Per raccontare chi era Walter Mapelli, procuratore della Repubblica a Bergamo, morto ieri a sessantun anni compiuti da poco, è inevitabile fare un confronto: non tra uomini ma tra inchieste, e soprattutto sul modo di condurle. Quando iniziò a scavare in profondità sul vero «potere forte» bergamasco, ovvero Ubi Banca, Mapelli lo fece senza timori reverenziali: ma non immaginando che l'inchiesta lo avrebbe portato nel cuore del palazzo più alto della Repubblica, il Quirinale. Perché l'uomo-simbolo di Ubi, il bresciano Giovanni Bazoli, era legato da rapporti di fiducia stretta al Capo dello Stato: prima Giorgio Napolitano e poi Sergio Mattarella. Intercettando Bazoli, le microspie della Guardia di finanza intercettarono ripetutamente la voce del presidente della Repubblica. Allo stesso modo in cui, in Sicilia, l'inchiesta Stato-Mafia aveva lambito e intercettato il presidente Napolitano. Ma mentre le telefonate palermitane finivano immediatamente nel tritacarne del gossip, e c'è chi ancora oggi dubita che siano state davvero distrutte, di quelle realizzate su ordine di Mapelli non è uscita mai nè una virgola nè un riassunto.
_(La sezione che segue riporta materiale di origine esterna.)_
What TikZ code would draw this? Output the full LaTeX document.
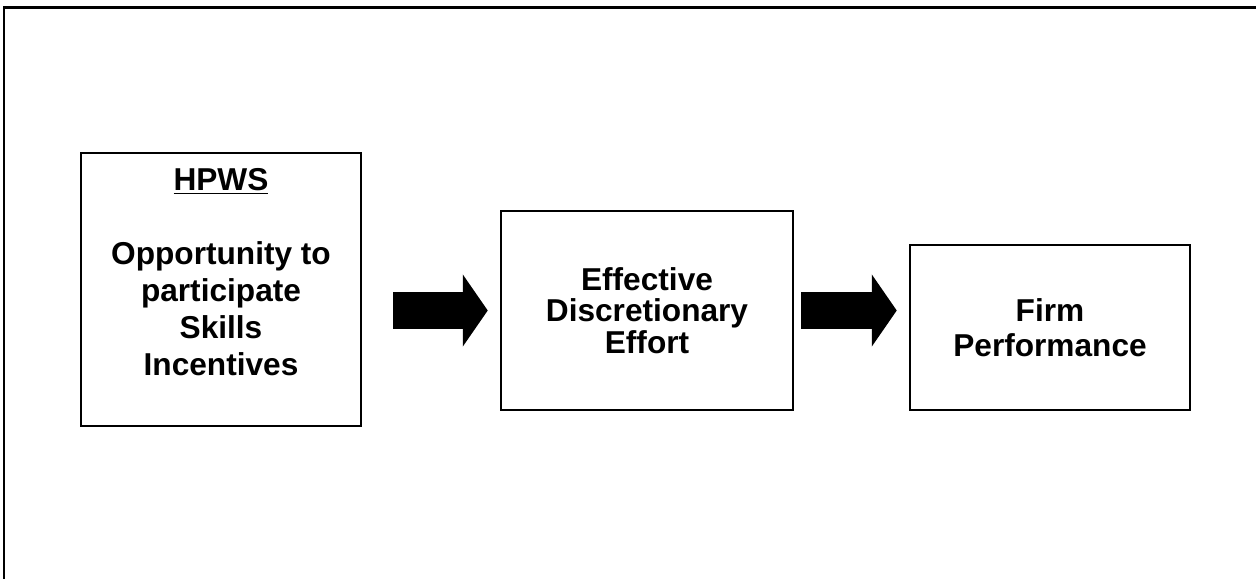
\documentclass[tikz,border=0pt]{standalone}
\usepackage{fontspec}
\setmainfont{Liberation Sans}
\usepackage{tikz}
\usetikzlibrary{arrows.meta}
\tikzset{
	box/.style={
		draw,
		line width=0.05cm,
		inner sep=0pt,
		align=center,
		font=\bfseries\fontsize{18}{20}\selectfont
	},
	boxtext/.style={
		inner sep=0pt,
		align=center,
		font=\bfseries\fontsize{18}{21}\selectfont
	},
	fatarrow/.style={
		line width=0.74cm,
		-{Triangle[length=0.5cm,width=1.42cm]}
	},
	frame/.style={line width=0.05cm}
}

\begin{document}
\begin{tikzpicture}
\useasboundingbox (0,0) rectangle (25.12,-11.58);
\draw[frame] (25.12,-0.15) -- (0.08,-0.15) -- (0.08,-11.58);

\node[box, minimum width=5.6cm, minimum height=5.46cm] (hpws) at (4.42,-5.79) {};
\node[boxtext] (hpwstext) at ([yshift=0.35cm]hpws.center)
	{\underline{HPWS}\\[21pt]Opportunity to\\participate\\Skills\\Incentives};
\node[box, minimum width=5.84cm, minimum height=3.98cm,
	font=\bfseries\fontsize{18}{18}\selectfont] (effort) at (12.94,-6.21)
	{Effective\\Discretionary\\Effort};
\node[box, minimum width=5.6cm, minimum height=3.3cm] (perf) at (21.0,-6.55)
	{Firm\\Performance};

\draw[fatarrow, shorten <=0.62cm, shorten >=0.24cm] (hpws.east |- effort.west) -- (effort.west);
\draw[fatarrow, shorten <=0.14cm, shorten >=0.24cm] (effort.east) -- (effort.east -| perf.west);
\end{tikzpicture}
\end{document}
A finire agli atti furono solo quelle di Napolitano successive al suo ritorno al rango di comune cittadino.
Perché Mapelli - questa è la morale della storia - era un magistrato che rispettava le regole. Dovrebbe essere una banalità, un comune denominatore, ma purtroppo non è così.
Mapelli è stato invece la prova vivente che le regole si possono rispettare ed essere al tempo stesso magistrati duri e tosti. Aveva imparato ad esserlo appena entrato in magistratura, a metà degli anni Ottanta, quando era stato mandato come tirocinante in Procura a Milano; e aveva continuato ad esserlo approdando come sostituto procuratore a Monza. Nel capoluogo brianzolo, Mapelli trovò altri due giovani pm con cui avrebbe percorso un tratto di strada importante: Olindo Canali, un lissonese con le spalle quadrate e i baffoni neri, e subito dopo una ragazzona di Cremona alta e bionda, Alessandra Dolci. Fu il terzetto che diede vita al filone monzese di Tangentopoli, sulla scia della Mani Pulite milanese: con durezza, ma senza quegli eccessi che segnarono la storia del pool di Di Pietro. Tra le regole imparate da Mapelli, c'era quella impressa nelle aule: la legge è uguale per tutti. Per questo non ci pensò due volte - lui, da sempre iscritto a Magistratura Democratica - a infilare in profondità una indagine nel cuore del potere rosso a Sesto San Giovanni, incriminando l'uomo che per un ventennio ne aveva impersonato la continuità: Filippo Penati.
Penati alla fine venne assolto, e Mapelli
accettò il verdetto con serenità, convinto di avere fatto solo il suo dovere. Venne nominato procuratore a Bergamo, e lì ricominciò: attaccando Bazoli. Perché una magistratura che non fa le pulci al potere, che magistratura è?